Re: Project: 3064 (Run 2, Clone 24, Gen 66) ERROR 0x0

Posted: Mon Jun 16, 2008 6:41 am
by 7im
Treats volunteers like what? Alancabler posted the WIKI entry for the only info we have on 0x0 errors. Would it really help if I asked a Pande Group member to repeat what has already been said? Probably not. And this is a beta client, with a disclaimer about not running the client if you don't have the tolerance to put up with a few problems now and again. So I'm not really sure what you are asking for.

This is what I use as a standard for reporting errors or not...

http://fahwiki.net/index.php/Early_Unit ... rting_EUEs

Thanks for reporting the error. That's about all we can do, besides listing a few more details about your system as noted in the Wiki. And as noted in the Wiki entry Alan posted above, 0x0 errors are of an unknown cause, which would obviously be difficult to fix, even with more details, though I'm sure they've tried to fix them and will continue to try.

Ultimately, how you handle the error is up to you. Stopping and restarting helps both you and the project. You get the points, and the project gets the work done. But again, if you don't have the time, that's okay also. If the next WU that errors out doesn't get returned either, Pande Group will have to deal with that too. I'm sure they appreciate your effort either way. Thanks again.

Re: Project: 3064 (Run 2, Clone 24, Gen 66) ERROR 0x0

Posted: Mon Jun 16, 2008 4:52 pm
by DanEnsign
toaster8,

Another thing to try is to run the standard client, rather than the SMP client. While we're having a lot of success with the SMP client science-wise, it would certainly be less of a headache for you to run the standard client.

Have fun,
Dan

Re: Project: 3064 (Run 2, Clone 24, Gen 66) ERROR 0x0

Posted: Mon Jun 16, 2008 5:04 pm
by bruce
One of the causes of error 0x0 is memory errors. If your memory is overclocked or if you've got a module that has an occasional error, the SMP cores are better at finding the problem than most memory diagnostics, though they don't have any way to report if that is actually what went wrong.

Re: Project: 3064 (Run 2, Clone 24, Gen 66) ERROR 0x0

Posted: Mon Jun 16, 2008 5:07 pm
by 7im
bruce wrote:One of the causes of error 0x0 is memory errors. If your memory is overclocked or if you've got a module that has an occasional error, the SMP cores are better at finding the problem than most memory diagnostics, though they don't have any way to report if that is actually what went wrong.
Even not setting the correct voltage for the memory in the BIOS can cause these problems. For example, all of the Corsair memory I buy defaults to v1.9v, but doesn't run right until I up the voltage to the recommended 2.1v. I just saw another post about the exact same thing. ;)

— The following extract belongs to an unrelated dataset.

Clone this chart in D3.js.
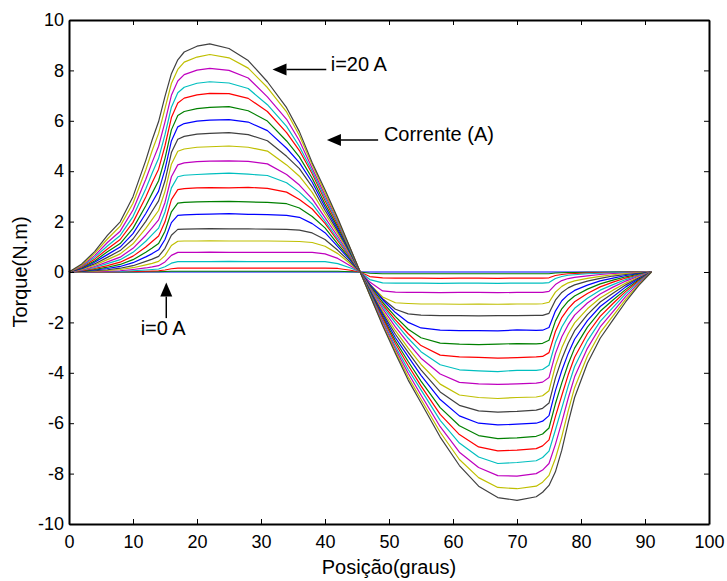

Re: Project: 3064 (Run 2, Clone 24, Gen 66) ERROR 0x0

Posted: Tue Jun 17, 2008 3:01 am
by toaster8
Thanks, but a hardware issue is highly unlikely as it is stock - that is not overclocked, no voltage changes. Other WU's run fine.

7im, yes you're right I should expaect a few bugs with the client but if they don't want feedback (reporting of errors) then why ask for it?

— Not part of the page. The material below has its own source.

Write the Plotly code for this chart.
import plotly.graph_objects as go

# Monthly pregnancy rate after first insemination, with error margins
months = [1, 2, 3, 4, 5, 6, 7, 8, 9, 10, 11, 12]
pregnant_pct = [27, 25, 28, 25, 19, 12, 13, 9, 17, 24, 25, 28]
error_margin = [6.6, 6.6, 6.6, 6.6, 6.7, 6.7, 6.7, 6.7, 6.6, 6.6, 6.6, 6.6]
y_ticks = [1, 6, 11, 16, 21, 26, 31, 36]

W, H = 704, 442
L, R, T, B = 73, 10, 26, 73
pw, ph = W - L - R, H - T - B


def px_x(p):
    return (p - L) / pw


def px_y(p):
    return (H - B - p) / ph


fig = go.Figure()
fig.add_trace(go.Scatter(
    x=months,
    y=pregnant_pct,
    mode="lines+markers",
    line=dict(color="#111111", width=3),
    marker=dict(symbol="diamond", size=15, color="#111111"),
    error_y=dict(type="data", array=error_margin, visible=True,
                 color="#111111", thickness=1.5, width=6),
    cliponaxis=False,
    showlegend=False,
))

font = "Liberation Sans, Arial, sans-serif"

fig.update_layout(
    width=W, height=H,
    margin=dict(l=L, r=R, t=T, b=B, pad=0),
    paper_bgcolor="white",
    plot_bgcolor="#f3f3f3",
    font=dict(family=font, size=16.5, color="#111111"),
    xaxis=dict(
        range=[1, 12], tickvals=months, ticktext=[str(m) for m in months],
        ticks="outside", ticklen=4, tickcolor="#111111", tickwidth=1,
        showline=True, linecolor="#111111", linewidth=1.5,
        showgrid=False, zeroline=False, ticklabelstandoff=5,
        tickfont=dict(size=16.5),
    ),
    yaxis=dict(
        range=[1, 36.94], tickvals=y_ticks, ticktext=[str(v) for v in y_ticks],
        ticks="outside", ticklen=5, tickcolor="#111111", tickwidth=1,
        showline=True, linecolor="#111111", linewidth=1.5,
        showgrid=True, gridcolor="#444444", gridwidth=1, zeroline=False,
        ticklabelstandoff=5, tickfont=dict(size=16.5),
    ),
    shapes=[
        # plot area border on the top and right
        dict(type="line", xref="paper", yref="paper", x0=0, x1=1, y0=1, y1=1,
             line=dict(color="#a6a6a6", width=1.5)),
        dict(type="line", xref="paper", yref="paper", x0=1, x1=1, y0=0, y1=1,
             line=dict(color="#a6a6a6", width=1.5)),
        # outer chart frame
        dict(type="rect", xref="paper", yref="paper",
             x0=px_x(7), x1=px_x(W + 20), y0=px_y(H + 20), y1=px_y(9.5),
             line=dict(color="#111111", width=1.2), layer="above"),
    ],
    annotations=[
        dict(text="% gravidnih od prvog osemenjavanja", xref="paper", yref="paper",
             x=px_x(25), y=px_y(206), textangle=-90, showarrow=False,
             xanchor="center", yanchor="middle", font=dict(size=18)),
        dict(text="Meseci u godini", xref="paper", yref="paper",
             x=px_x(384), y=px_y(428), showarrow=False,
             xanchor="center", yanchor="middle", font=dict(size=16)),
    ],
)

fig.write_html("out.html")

Dan, that's not an answer, that's you telling me that you can't be bothered.

The Wiki says: If the same WU is failing multiple times at the same spot then this WU is likely faulty and should be removed from circulation. These errors should get reported in the forum (include system specs, and project, run, clone and generation numbers).

So I am reporting multiple failures on the same WU and then getting it again.

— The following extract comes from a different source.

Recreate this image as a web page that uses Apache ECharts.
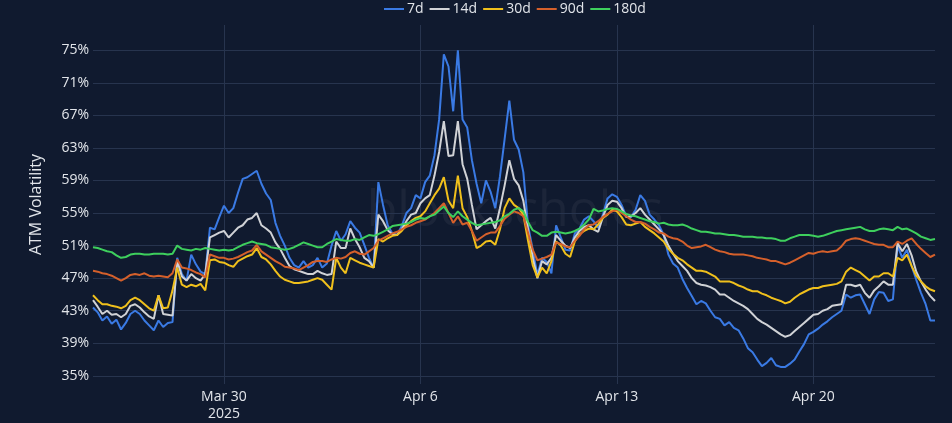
<!DOCTYPE html>
<html>
<head>
<meta charset="utf-8">
<script src="https://cdn.jsdelivr.net/npm/echarts@6/dist/echarts.min.js"></script>
<style>
html,body{margin:0;padding:0;background:#101a2f;}
#chart{width:952px;height:423px;}
</style>
</head>
<body>
<div id="chart"></div>
<script>
// 4-hourly samples starting 2025-03-25 08:00 UTC
const START = Date.UTC(2025, 2, 25, 8);
const STEP = 4 * 3600 * 1000;

const seriesNames = ['7d', '14d', '30d', '90d', '180d'];

const vol7d = [43.4,42.8,41.8,42.3,41.4,41.9,40.7,41.5,42.6,43.0,42.6,41.8,41.2,40.6,41.8,41.0,41.5,41.6,49.5,47.5,
46.7,49.9,48.7,47.8,47.5,53.2,53.0,54.5,55.9,55.0,55.6,57.5,59.2,59.4,59.8,60.2,58.6,57.4,56.6,53.8,
52.2,51.0,49.5,48.6,48.3,49.1,48.3,48.6,49.5,48.3,48.8,51.0,52.8,51.6,52.4,54.0,53.2,52.6,51.1,49.5,
48.3,58.8,56.0,53.5,52.5,52.3,53.4,55.0,55.6,57.2,56.8,58.8,59.6,62.1,66.5,74.5,73.0,67.5,75.0,66.5,
65.5,61.5,58.6,56.2,59.0,57.6,55.6,59.5,64.1,68.8,64.0,62.8,60.0,53.5,50.5,47.4,49.5,49.0,47.6,53.5,
52.0,50.5,50.4,52.5,53.1,54.2,54.6,54.0,53.2,54.8,56.8,57.3,57.0,56.0,54.6,54.5,55.4,57.2,56.5,54.8,
54.2,53.5,52.3,49.9,48.8,48.3,46.9,45.8,44.8,43.8,44.2,43.9,43.0,42.2,42.0,41.2,41.6,40.9,40.6,39.6,
38.4,37.9,37.0,36.2,36.6,37.2,36.3,36.1,36.1,36.5,37.0,38.0,38.9,40.1,40.4,40.8,41.3,41.7,42.2,42.6,
43.0,45.0,44.6,44.9,45.0,43.8,42.6,44.4,45.3,45.2,44.2,44.4,51.0,49.5,50.5,48.5,46.8,45.2,43.8,41.8,41.8];

const vol14d = [44.3,43.5,42.6,43.0,42.5,42.6,42.2,42.6,43.6,43.8,43.4,42.8,42.3,42.0,44.9,42.6,42.5,42.4,49.1,47.2,
46.7,47.5,47.0,46.7,47.5,52.0,52.3,52.6,52.8,52.0,52.6,53.2,53.5,54.2,54.4,55.0,53.5,53.1,52.6,51.4,
50.6,49.5,48.5,48.1,47.9,47.7,47.5,47.5,47.9,47.6,47.4,47.5,51.5,50.7,50.7,53.1,51.8,50.8,49.5,49.1,
48.3,54.8,54.0,52.9,52.4,52.3,53.0,54.0,54.8,55.0,56.2,56.8,57.2,59.6,62.5,66.3,62.0,62.1,66.3,61.0,
59.2,56.0,53.0,53.5,54.0,54.4,53.1,55.6,58.4,61.5,59.2,58.4,56.5,53.0,49.5,47.0,49.1,48.7,49.5,52.3,
51.6,51.0,50.7,52.0,52.8,53.3,53.5,53.0,52.7,54.5,56.0,56.5,56.4,55.6,54.5,54.6,55.0,55.6,54.8,54.2,
53.6,53.0,52.3,51.0,50.0,49.1,48.5,47.9,47.0,46.4,46.2,46.1,45.9,45.6,45.0,45.0,44.6,44.2,43.9,43.6,
43.2,42.6,42.0,41.6,41.3,40.9,40.5,40.1,39.8,40.0,40.5,41.0,41.5,42.0,42.5,42.6,43.0,43.2,43.6,43.7,
43.8,46.2,46.2,46.0,46.2,45.2,44.6,45.5,46.0,46.6,46.2,46.2,51.3,50.3,51.2,49.8,47.8,46.6,45.6,44.8,44.2];

const vol30d = [44.9,44.3,43.8,43.8,43.6,43.5,43.3,43.6,44.3,44.6,44.3,43.8,43.3,43.0,44.9,43.3,43.4,45.5,48.3,46.2,
45.9,46.2,46.0,46.3,45.5,49.2,49.3,49.0,48.9,48.6,48.4,49.1,49.4,49.7,49.9,50.7,49.6,49.3,48.7,47.9,
47.2,46.8,46.6,46.4,46.4,46.5,46.6,46.8,47.0,46.8,46.2,45.6,49.5,48.3,47.6,49.5,49.2,48.9,48.7,48.5,
48.3,51.8,51.5,51.9,52.2,52.3,52.8,53.5,54.0,54.4,54.6,55.2,56.2,57.2,58.0,59.4,56.5,55.6,59.6,55.6,
54.5,52.8,50.7,51.0,51.5,51.6,51.1,53.0,55.6,56.8,56.0,55.6,54.8,51.6,48.6,47.1,48.3,47.6,49.1,51.5,
51.0,50.0,49.6,51.5,52.4,52.8,53.1,53.0,53.6,54.4,54.8,55.4,55.2,54.5,53.6,53.5,53.7,53.9,53.3,52.9,
52.5,52.0,51.5,50.6,50.0,49.5,49.2,48.7,48.3,47.9,47.9,47.8,47.5,47.2,46.6,46.6,46.6,46.4,46.1,45.9,
45.6,45.4,45.4,45.1,44.9,44.6,44.4,44.2,43.9,44.1,44.6,45.0,45.3,45.6,45.8,45.8,46.0,46.1,46.2,46.3,
46.6,47.8,48.3,48.0,47.7,47.2,46.7,47.2,47.2,47.6,47.6,47.2,49.5,49.2,49.9,48.5,47.3,46.6,46.0,45.6,45.4];

const vol90d = [47.9,47.8,47.6,47.5,47.3,47.0,46.7,47.0,47.4,47.5,47.4,47.6,47.3,47.2,47.3,47.2,47.1,47.6,49.3,48.3,
48.2,48.0,47.7,47.5,47.1,49.9,49.7,49.5,49.5,49.3,49.4,49.6,49.9,50.2,50.4,51.1,50.3,49.9,49.5,49.1,
48.8,48.4,48.3,48.2,48.0,48.3,48.6,49.0,49.1,49.1,49.0,49.3,49.5,49.4,49.6,50.1,50.3,50.0,49.9,50.3,
50.7,51.6,51.9,52.2,52.5,52.7,53.0,53.3,53.5,53.8,54.0,54.2,54.6,55.0,55.6,56.2,55.0,53.8,54.6,53.6,
53.8,52.8,51.6,52.0,52.4,52.6,52.6,53.4,54.3,54.8,55.2,55.0,54.6,52.6,50.5,49.2,49.4,49.6,49.9,51.4,
51.2,50.9,50.8,51.6,52.2,53.0,53.5,53.6,54.0,54.5,54.9,55.2,55.4,55.0,54.6,54.2,53.9,53.9,53.7,53.3,
53.0,52.6,52.5,52.1,51.9,51.8,51.5,51.0,50.7,50.8,50.9,51.1,50.8,50.5,50.3,50.2,50.0,49.9,49.9,49.9,
49.8,49.7,49.5,49.4,49.3,49.1,49.1,48.9,48.7,48.9,49.2,49.5,49.8,50.1,50.0,50.2,50.3,50.2,50.3,50.4,
50.9,51.6,51.8,51.9,51.8,51.6,51.4,51.2,51.1,51.1,50.8,50.8,51.5,51.2,51.6,51.9,51.2,50.6,50.1,49.6,49.9];

const vol180d = [50.8,50.7,50.5,50.3,50.2,49.8,49.5,49.6,49.9,50.0,50.0,49.9,49.9,50.0,50.0,50.0,49.9,50.0,51.0,50.6,
50.5,50.4,50.6,50.5,50.7,50.6,50.5,50.4,50.5,50.4,50.5,50.8,51.1,51.3,51.5,51.3,51.2,51.1,50.8,50.7,
50.6,50.5,50.6,50.8,51.1,51.4,51.2,51.0,50.8,50.8,51.2,51.5,51.8,51.7,51.6,51.6,51.8,51.7,52.0,52.3,
52.2,52.4,52.7,53.0,53.4,53.5,53.6,53.7,53.9,54.2,54.4,54.3,54.6,54.8,55.3,55.8,55.0,54.5,55.2,54.6,
54.2,53.8,53.5,53.6,53.7,53.8,53.9,54.1,54.6,54.9,55.4,55.6,55.2,53.9,52.9,52.6,52.2,52.2,52.6,52.7,
52.6,52.5,52.6,52.8,53.1,53.6,54.2,55.5,55.2,55.3,55.5,55.6,55.5,55.2,54.9,54.7,54.6,54.4,54.2,54.0,
53.9,53.7,53.8,53.6,53.5,53.5,53.6,53.4,53.1,52.9,52.7,52.7,52.6,52.5,52.5,52.4,52.3,52.3,52.2,52.1,
52.1,52.1,52.0,52.0,51.9,51.9,51.8,51.6,51.6,51.9,52.1,52.3,52.3,52.3,52.2,52.1,52.2,52.4,52.6,52.8,
52.9,53.0,53.1,53.2,53.3,53.0,52.8,52.8,53.0,53.1,53.0,52.9,53.3,53.0,53.1,52.8,52.5,52.1,51.9,51.7,51.8];

const yTicks = [35, 39, 43, 47, 51, 55, 59, 63, 67, 71, 75];
const xTickDates = [Date.UTC(2025, 2, 30), Date.UTC(2025, 3, 6), Date.UTC(2025, 3, 13), Date.UTC(2025, 3, 20)];
const xTickLabels = ['Mar 30\n2025', 'Apr 6', 'Apr 13', 'Apr 20'];

const colors = ['#3a7ae4', '#d0d2d6', '#f0c01c', '#d5602b', '#3ecf5d'];
const allVals = [vol7d, vol14d, vol30d, vol90d, vol180d];

const times = vol7d.map((_, i) => START + i * STEP);

const chart = echarts.init(document.getElementById('chart'), null, { renderer: 'canvas' });
const gridColor = '#27344e';
const textColor = '#e2e5ea';

chart.setOption({
  backgroundColor: '#101a2f',
  animation: false,
  color: colors,
  textStyle: { fontFamily: 'Open Sans' },
  legend: {
    data: seriesNames,
    top: -3,
    left: 379,
    itemWidth: 20,
    itemHeight: 2,
    itemGap: 6,
    icon: 'rect',
    textStyle: { color: textColor, fontSize: 14, fontFamily: 'Open Sans', padding: [0, 0, 0, -2] }
  },
  graphic: [{
    type: 'text',
    silent: true,
    z: 0,
    style: {
      x: 515, y: 212,
      text: 'blockscholes',
      align: 'center',
      verticalAlign: 'middle',
      fontSize: 50,
      fontFamily: 'Open Sans',
      fill: 'rgba(255,255,255,0.05)'
    }
  }],
  grid: { left: 93, right: 17, top: 25, bottom: 35, containLabel: false },
  xAxis: {
    type: 'value',
    min: times[0],
    max: times[times.length - 1],
    axisLine: { show: false },
    axisTick: { show: false, customValues: xTickDates },
    splitLine: { show: true, lineStyle: { color: gridColor, width: 1 } },
    axisLabel: {
      customValues: xTickDates,
      color: textColor,
      fontSize: 14,
      lineHeight: 17,
      margin: 5,
      formatter: function (v) {
        const k = xTickDates.indexOf(v);
        return k >= 0 ? xTickLabels[k] : '';
      }
    }
  },
  yAxis: {
    type: 'value',
    min: 34.0,
    max: 78.1,
    name: 'ATM Volatility',
    nameLocation: 'middle',
    nameGap: 49,
    nameTextStyle: { color: textColor, fontSize: 16, fontFamily: 'Open Sans' },
    axisLine: { show: false },
    axisTick: { show: false, customValues: yTicks },
    splitLine: { show: true, lineStyle: { color: gridColor, width: 1 } },
    axisLabel: {
      customValues: yTicks,
      color: textColor,
      fontSize: 14,
      margin: 4,
      formatter: v => Math.round(v) + '%'
    }
  },
  series: seriesNames.map((n, k) => ({
    name: n,
    type: 'line',
    showSymbol: false,
    symbol: 'none',
    lineStyle: { width: 2, color: colors[k] },
    itemStyle: { color: colors[k] },
    data: allVals[k].map((v, i) => [times[i], v])
  }))
});
</script>
</body>
</html>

Re: Project: 3064 (Run 2, Clone 24, Gen 66) ERROR 0x0

Posted: Tue Jun 17, 2008 5:48 am
by 7im
My example of the Corsair memory was at stock speeds also. What I am saying is that the default "stock" speeds and settings are NOT always the correct settings, and can sometimes cause problems.

Anyway, I looked up that WU, and no one else has returned it successfully yet, so we'll go with "bad WU" in this case. Thanks for reporting it.